Now it looks, alas, as if Federer may not make it. He looks the same, hits the ball with the same intensity, has the same on-court elegance of bearing. Something vital, though, is missing. Federer is currently ranked No. 2 in the world, behind the Spaniard Rafael Nadal, whom he seems unable to beat. Lately, he's losing to people you've never heard of—this week, in the third round at Monte Carlo, in straight sets to a fellow Swiss player named Stanislas Wawrinka. It is painful, if inevitable, to watch; even more painful to ponder why it's happening.
Federer's grandeur has never been about statistics; it has been about perfection, about playing the game more perfectly than anyone had hitherto imagined it could be played, and doing it over and over again through a long stretch of top-level competition.

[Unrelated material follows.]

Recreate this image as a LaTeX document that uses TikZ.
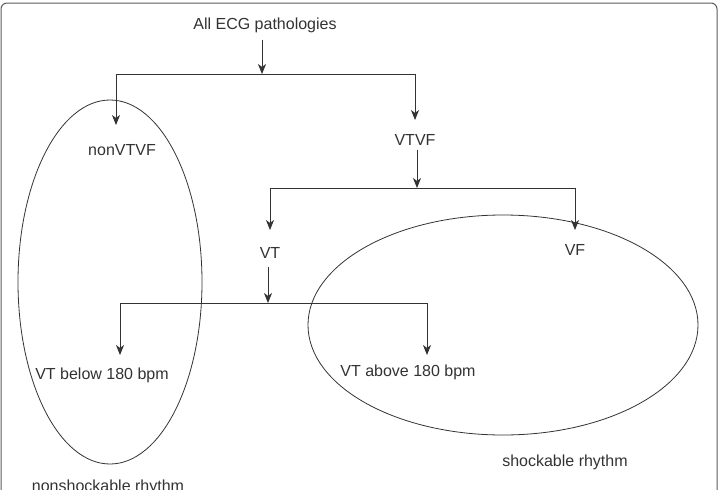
\documentclass[tikz,border=0pt]{standalone}
\usepackage{fontspec}
\setmainfont{Liberation Sans}
\usetikzlibrary{arrows.meta,shapes.geometric}
\definecolor{ink}{HTML}{333333}
\tikzset{
  lbl/.style={inner sep=0pt, text=ink, font=\fontsize{16pt}{19pt}\selectfont},
  ln/.style={draw=ink, line width=0.8pt},
  arr/.style={ln, -{Stealth[length=10pt,width=8pt,inset=3pt]}},
  region/.style={ellipse, draw=ink, line width=0.8pt, inner sep=0pt},
}
\begin{document}
\begin{tikzpicture}[x=1pt,y=-1pt]
\useasboundingbox (0,0) rectangle (723,490);
\clip (0,0) rectangle (723,490);
\fill[white] (0,0) rectangle (723,490);
\draw[draw=ink!80, line width=1pt, rounded corners=6pt] (1,3) rectangle (717,520);

% regions
\node[region, minimum width=184pt, minimum height=364pt] (nonshock) at (110,282) {};
\node[region, minimum width=390pt, minimum height=220pt] (shock) at (503,325) {};

% text nodes
\node[lbl] (all) at (265,25) {All ECG pathologies};
\node[lbl] (nonvtvf) at (122,150) {nonVTVF};
\node[lbl] (vtvf) at (415,140) {VTVF};
\node[lbl] (vt) at (270,253) {VT};
\node[lbl] (vf) at (575,250) {VF};
\node[lbl] (below) at (102,375) {VT below 180 bpm};
\node[lbl] (above) at (408,372) {VT above 180 bpm};
\node[lbl] (shocklbl) at (565,462) {shockable rhythm};
\node[lbl] (nonshocklbl) at (108,487) {nonshockable rhythm};

% branch points
\coordinate (b1) at (262,74);
\coordinate (b1l) at (116,74);
\coordinate (b1r) at (415,74);
\coordinate (t1l) at (116,125);
\coordinate (t1r) at (415,120);

\coordinate (b2) at (417,188);
\coordinate (b2l) at (270,188);
\coordinate (b2r) at (575,188);
\coordinate (t2l) at (270,230);
\coordinate (t2r) at (575,230);

\coordinate (b3) at (268,303);
\coordinate (b3l) at (120,303);
\coordinate (b3r) at (427,303);
\coordinate (t3l) at (120,355);
\coordinate (t3r) at (427,355);

% connectors
\draw[arr] ([yshift=-7pt]all.south -| b1) -- (b1);
\draw[ln] (b1l) -- (b1r);
\draw[arr] (b1l) -- (t1l);
\draw[arr] (b1r) -- (t1r);

\draw[arr] ([yshift=-4pt]vtvf.south -| b2) -- (b2);
\draw[ln] (b2l) -- (b2r);
\draw[arr] (b2l) -- (t2l);
\draw[arr] (b2r) -- (t2r);

\draw[arr] ([yshift=-8pt]vt.south -| b3) -- (b3);
\draw[ln] (b3l) -- (b3r);
\draw[arr] (b3l) -- (t3l);
\draw[arr] (b3r) -- (t3r);
\end{tikzpicture}
\end{document}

Sampras had a more dominating serve, as does Andy Roddick today; Donald Budge and the Australian Ken Rosewall had more accurate backhands; John McEnroe was more adept at volleying; Nadal has a more devastating forehand. While not supreme in any of these discrete elements, Federer nonetheless has performed them all with an unmatched combination of grace and efficiency that could only have encouraged a feeling of utter hopelessness in those up against him.
He is 6 feet 1, perhaps 180 pounds, an impressively average size in a game with more and more male players of over 6 feet 4. He does not avail himself of a coach, part of the retinue of the contemporary successful tennis pro. And Federer doesn't argue; he doesn't throw tantrums on court. He doesn't, as Nadal and so many other players, male and female, do, grunt orgasmically as he strokes the ball.
Roger Federer's sang-froid and good manners have gone a long way to retrieve tennis from wretched excess and to revive it as a game of tactics, skill and elegance. A small corps of elite athletes have rendered esthetic pleasure of this kind. In boxing, there was Sugar Ray Robinson and, later, Muhammad Ali. In baseball, there was Joe DiMaggio and Willie Mays; in football, Joe Montana. In basketball, Julius Erving did so, as did, more emphatically, Michael Jordan. Tiger Woods does it for people who watch golf, Pelé used to do it for soccer fans. All these figures add a touch of poetry to the games they play, and thereby elevate their sport to something greater than itself.